Companies should conduct comprehensive talent acquisition compliance audits at least annually, with more frequent targeted reviews when significant regulatory changes occur. Organizations experiencing rapid growth or operating in highly regulated industries should consider bi-annual audits.
Implement quarterly monitoring of key compliance metrics and establish ongoing reviews of recruitment data to identify potential bias patterns. After any major changes to recruitment processes or technology platforms, conduct focused compliance assessments to ensure continued adherence to regulations.
What technology investments are most critical for enterprise recruitment compliance?
The most critical technology investments for enterprise recruitment compliance include applicant tracking systems with built-in compliance features, secure candidate data storage solutions, automated consent management tools, and audit trail capabilities. Large enterprises should prioritize platforms that can standardize compliant processes across multiple locations and departments.
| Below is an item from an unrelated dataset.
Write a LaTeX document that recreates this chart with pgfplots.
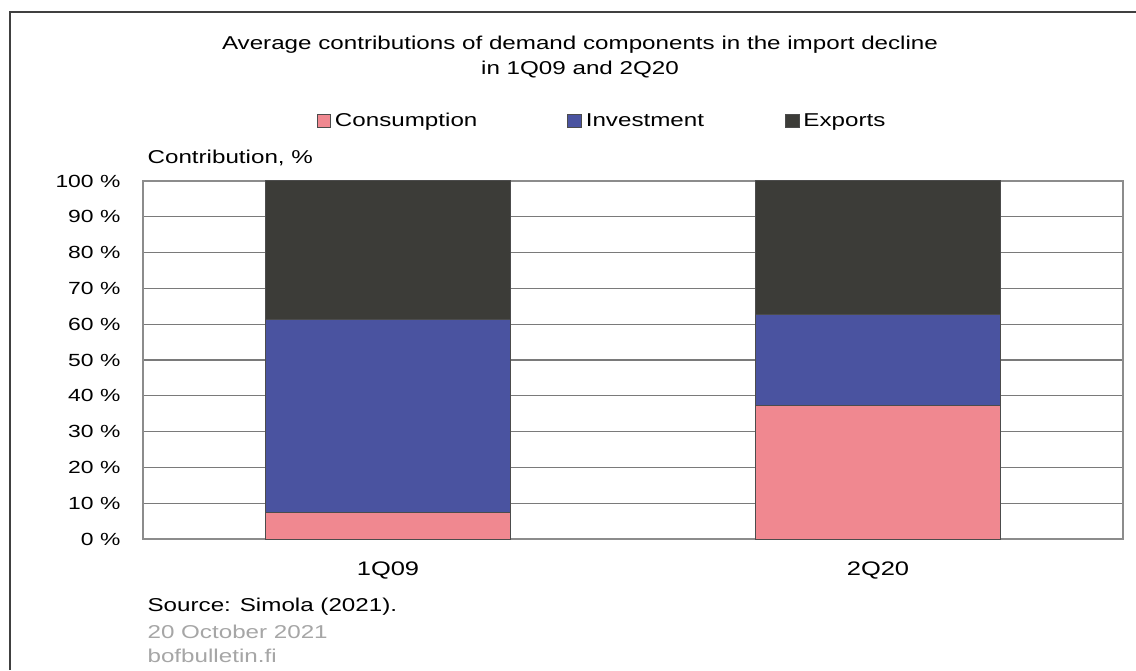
\documentclass[border=0pt]{standalone}
\usepackage{pgfplots}
\pgfplotsset{compat=1.18}
\usepackage{fontspec}
\setmainfont{Liberation Sans}[FakeStretch=1.3]

\definecolor{cons}{HTML}{F08890}
\definecolor{inv}{HTML}{4A53A0}
\definecolor{expo}{HTML}{3C3C38}
\definecolor{gridc}{HTML}{7A7A7A}
\definecolor{framec}{HTML}{8C8C8C}

\begin{document}
\fontsize{9.3}{12.5}\selectfont
\begin{tikzpicture}
\useasboundingbox (0,0) rectangle (568pt,335pt);
\fill[white] (0,0) rectangle (568pt,335pt);
% outer frame (top and left edges)
\draw[black!75, line width=0.7pt] (5pt,0) -- (5pt,329pt) -- (568pt,329pt);

\node[align=center] at (290pt,306.5pt)
  {Average contributions of demand components in the import decline\\in 1Q09 and 2Q20};
\node[anchor=west] at (70.5pt,256pt) {Contribution, \%};

\begin{axis}[
    at={(71.5pt,65.5pt)}, anchor=south west,
    width=490pt, height=179pt, scale only axis,
    ybar stacked, bar width=122.5pt, bar shift=0pt,
    xmin=-0.5, xmax=1.5,
    ymin=0, ymax=100,
    xtick={0,1}, xticklabels={1Q09,2Q20},
    ytick={0,10,...,100},
    yticklabel={\pgfmathparse{int(\tick)}\pgfmathresult~\%},
    major tick length=0pt,
    ymajorgrids, grid style={gridc, line width=0.6pt},
    axis line style={framec, line width=1pt},
    xticklabel style={yshift=-8pt, font=\fontsize{9.8}{11}\selectfont},
    yticklabel style={xshift=-8pt, font=\fontsize{8.8}{10}\selectfont},
    legend columns=3,
    legend style={at={(0.5,1)}, anchor=center, xshift=-15pt, yshift=30pt,
        draw=none, fill=none,
        nodes={text height=1.6ex, text depth=0.4ex},
        /tikz/every even column/.append style={column sep=43pt}},
    legend image code/.code={\draw[#1, draw=black!70, line width=0.4pt] (0pt,-3.4pt) rectangle (6.8pt,3.4pt);},
]
\addplot[fill=cons, draw=black!70, line width=0.5pt] coordinates {(0,7.5) (1,37.4)};
\addplot[fill=inv, draw=black!70, line width=0.5pt] coordinates {(0,53.8) (1,25.3)};
\addplot[fill=expo, draw=black!70, line width=0.5pt] coordinates {(0,38.7) (1,37.3)};
\legend{Consumption,Investment\kern-4.5pt,Exports}
\end{axis}

\node[anchor=west] at (70.5pt,31.5pt) {Source: Simola (2021).};
\node[anchor=west, text=black!35] at (70.5pt,19pt) {20 October 2021};
\node[anchor=west, text=black!35] at (70.5pt,7pt) {bofbulletin.fi};
\end{tikzpicture}
\end{document}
What cross-departmental collaboration is needed for effective TA compliance in enterprises?
Effective talent acquisition compliance in enterprises requires regular collaboration between recruitment, legal, IT security, and diversity teams.
Create a formal compliance working group with quarterly meetings to review changes in regulations, process gaps, and emerging risks. Recruitment teams should consult legal before implementing new selection tools or changing candidate data practices. IT security must be involved when evaluating new recruitment technologies.